Goal: How does the data below read from its first line through the line containing "60, 62, 64];"? Print those lines exactly.

Data excerpt:
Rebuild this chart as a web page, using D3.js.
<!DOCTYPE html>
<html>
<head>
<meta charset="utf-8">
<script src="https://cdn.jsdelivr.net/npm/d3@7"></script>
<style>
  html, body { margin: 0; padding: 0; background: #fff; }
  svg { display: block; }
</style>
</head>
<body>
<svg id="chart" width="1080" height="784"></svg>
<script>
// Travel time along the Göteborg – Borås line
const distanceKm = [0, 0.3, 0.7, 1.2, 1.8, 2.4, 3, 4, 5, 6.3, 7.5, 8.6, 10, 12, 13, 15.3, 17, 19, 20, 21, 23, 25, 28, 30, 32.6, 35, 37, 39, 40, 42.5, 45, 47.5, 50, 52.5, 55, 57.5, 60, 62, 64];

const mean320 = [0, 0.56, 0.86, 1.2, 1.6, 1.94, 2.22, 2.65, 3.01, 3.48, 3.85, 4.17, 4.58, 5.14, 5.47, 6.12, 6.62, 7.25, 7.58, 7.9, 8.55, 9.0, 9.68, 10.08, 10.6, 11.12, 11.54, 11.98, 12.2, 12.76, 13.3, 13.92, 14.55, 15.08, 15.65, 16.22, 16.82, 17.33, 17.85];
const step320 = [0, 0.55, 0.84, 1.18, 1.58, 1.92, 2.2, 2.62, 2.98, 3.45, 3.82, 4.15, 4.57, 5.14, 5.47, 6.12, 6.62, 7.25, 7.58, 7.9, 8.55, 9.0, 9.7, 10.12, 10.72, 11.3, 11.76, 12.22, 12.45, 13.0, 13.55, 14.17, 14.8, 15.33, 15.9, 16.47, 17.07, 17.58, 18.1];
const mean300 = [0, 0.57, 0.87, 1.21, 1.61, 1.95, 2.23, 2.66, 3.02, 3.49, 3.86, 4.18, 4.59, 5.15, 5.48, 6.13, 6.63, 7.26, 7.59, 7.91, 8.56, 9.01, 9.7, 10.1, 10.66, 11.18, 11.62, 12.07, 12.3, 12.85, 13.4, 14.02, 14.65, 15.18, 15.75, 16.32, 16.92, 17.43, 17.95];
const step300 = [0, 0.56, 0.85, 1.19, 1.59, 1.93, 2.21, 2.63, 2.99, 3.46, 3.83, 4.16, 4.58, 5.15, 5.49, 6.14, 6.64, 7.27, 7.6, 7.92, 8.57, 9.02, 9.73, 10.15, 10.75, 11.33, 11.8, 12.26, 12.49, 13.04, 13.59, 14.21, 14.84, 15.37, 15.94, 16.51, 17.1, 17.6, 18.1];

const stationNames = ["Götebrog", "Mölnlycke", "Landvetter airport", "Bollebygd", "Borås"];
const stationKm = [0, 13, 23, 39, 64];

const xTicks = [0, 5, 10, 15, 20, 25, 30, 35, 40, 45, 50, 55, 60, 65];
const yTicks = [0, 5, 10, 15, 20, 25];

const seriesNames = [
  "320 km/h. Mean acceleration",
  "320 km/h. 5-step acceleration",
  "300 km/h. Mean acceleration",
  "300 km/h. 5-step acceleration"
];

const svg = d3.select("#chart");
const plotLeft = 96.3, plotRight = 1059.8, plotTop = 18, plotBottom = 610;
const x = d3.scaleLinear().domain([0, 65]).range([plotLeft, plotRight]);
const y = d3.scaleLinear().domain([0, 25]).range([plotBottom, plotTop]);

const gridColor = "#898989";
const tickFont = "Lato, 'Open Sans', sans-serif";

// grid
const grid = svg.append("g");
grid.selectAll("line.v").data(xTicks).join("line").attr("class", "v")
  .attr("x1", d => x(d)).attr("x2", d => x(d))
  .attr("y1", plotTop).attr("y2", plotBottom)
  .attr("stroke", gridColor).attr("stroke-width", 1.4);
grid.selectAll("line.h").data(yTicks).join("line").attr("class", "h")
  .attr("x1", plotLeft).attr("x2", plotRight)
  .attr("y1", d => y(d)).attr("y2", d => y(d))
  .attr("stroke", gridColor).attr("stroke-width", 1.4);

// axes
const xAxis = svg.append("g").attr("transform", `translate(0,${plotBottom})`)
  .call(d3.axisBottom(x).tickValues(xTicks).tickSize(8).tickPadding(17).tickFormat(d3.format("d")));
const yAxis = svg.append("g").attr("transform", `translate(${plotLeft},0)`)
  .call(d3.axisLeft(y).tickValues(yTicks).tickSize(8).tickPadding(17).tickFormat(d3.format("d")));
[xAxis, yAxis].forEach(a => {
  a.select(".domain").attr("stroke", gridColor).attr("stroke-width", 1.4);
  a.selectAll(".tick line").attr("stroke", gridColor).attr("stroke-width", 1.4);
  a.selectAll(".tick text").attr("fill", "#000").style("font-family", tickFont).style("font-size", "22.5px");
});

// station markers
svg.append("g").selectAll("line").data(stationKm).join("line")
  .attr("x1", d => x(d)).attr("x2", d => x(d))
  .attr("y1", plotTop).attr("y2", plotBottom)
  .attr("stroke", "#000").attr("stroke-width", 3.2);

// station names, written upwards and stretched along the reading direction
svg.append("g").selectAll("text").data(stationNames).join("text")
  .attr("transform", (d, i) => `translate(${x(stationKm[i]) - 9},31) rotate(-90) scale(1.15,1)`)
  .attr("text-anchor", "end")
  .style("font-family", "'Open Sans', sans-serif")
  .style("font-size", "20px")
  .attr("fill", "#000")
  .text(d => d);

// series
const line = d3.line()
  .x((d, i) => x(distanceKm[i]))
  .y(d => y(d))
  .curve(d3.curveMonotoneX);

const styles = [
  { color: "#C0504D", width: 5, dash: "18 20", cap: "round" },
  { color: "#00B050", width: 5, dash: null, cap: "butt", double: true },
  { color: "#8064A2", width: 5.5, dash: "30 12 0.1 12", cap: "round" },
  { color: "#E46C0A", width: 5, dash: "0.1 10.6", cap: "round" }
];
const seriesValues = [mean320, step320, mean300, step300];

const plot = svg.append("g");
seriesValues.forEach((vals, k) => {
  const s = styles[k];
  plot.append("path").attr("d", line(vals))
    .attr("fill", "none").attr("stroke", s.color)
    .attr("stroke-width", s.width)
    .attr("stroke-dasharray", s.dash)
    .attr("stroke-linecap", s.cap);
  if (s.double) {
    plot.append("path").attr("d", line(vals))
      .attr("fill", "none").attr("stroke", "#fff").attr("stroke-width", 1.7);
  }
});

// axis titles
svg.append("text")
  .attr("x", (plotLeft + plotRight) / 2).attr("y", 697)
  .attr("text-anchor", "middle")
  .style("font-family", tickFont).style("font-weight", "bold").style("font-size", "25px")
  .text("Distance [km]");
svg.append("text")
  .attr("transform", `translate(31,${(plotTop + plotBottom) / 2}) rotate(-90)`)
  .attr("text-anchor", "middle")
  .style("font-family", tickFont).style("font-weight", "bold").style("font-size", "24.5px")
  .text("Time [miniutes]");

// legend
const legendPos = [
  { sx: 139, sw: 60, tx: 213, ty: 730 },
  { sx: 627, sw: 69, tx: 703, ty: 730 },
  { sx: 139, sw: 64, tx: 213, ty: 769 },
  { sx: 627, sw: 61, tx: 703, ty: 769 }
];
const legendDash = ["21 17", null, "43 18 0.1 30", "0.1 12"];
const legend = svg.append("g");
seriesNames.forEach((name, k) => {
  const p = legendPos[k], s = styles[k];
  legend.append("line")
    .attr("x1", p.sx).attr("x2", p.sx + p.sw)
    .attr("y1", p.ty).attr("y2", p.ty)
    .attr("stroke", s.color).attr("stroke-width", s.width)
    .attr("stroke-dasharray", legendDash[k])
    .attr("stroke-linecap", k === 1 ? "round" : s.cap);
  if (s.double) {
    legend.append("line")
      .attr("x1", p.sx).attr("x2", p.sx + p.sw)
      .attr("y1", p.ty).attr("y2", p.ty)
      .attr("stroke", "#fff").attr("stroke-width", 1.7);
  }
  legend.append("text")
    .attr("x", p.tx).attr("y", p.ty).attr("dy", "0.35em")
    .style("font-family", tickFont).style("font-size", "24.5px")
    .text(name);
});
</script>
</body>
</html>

In response:
Rebuild this chart as a web page, using D3.js.
<!DOCTYPE html>
<html>
<head>
<meta charset="utf-8">
<script src="https://cdn.jsdelivr.net/npm/d3@7"></script>
<style>
  html, body { margin: 0; padding: 0; background: #fff; }
  svg { display: block; }
</style>
</head>
<body>
<svg id="chart" width="1080" height="784"></svg>
<script>
// Travel time along the Göteborg – Borås line
const distanceKm = [0, 0.3, 0.7, 1.2, 1.8, 2.4, 3, 4, 5, 6.3, 7.5, 8.6, 10, 12, 13, 15.3, 17, 19, 20, 21, 23, 25, 28, 30, 32.6, 35, 37, 39, 40, 42.5, 45, 47.5, 50, 52.5, 55, 57.5, 60, 62, 64];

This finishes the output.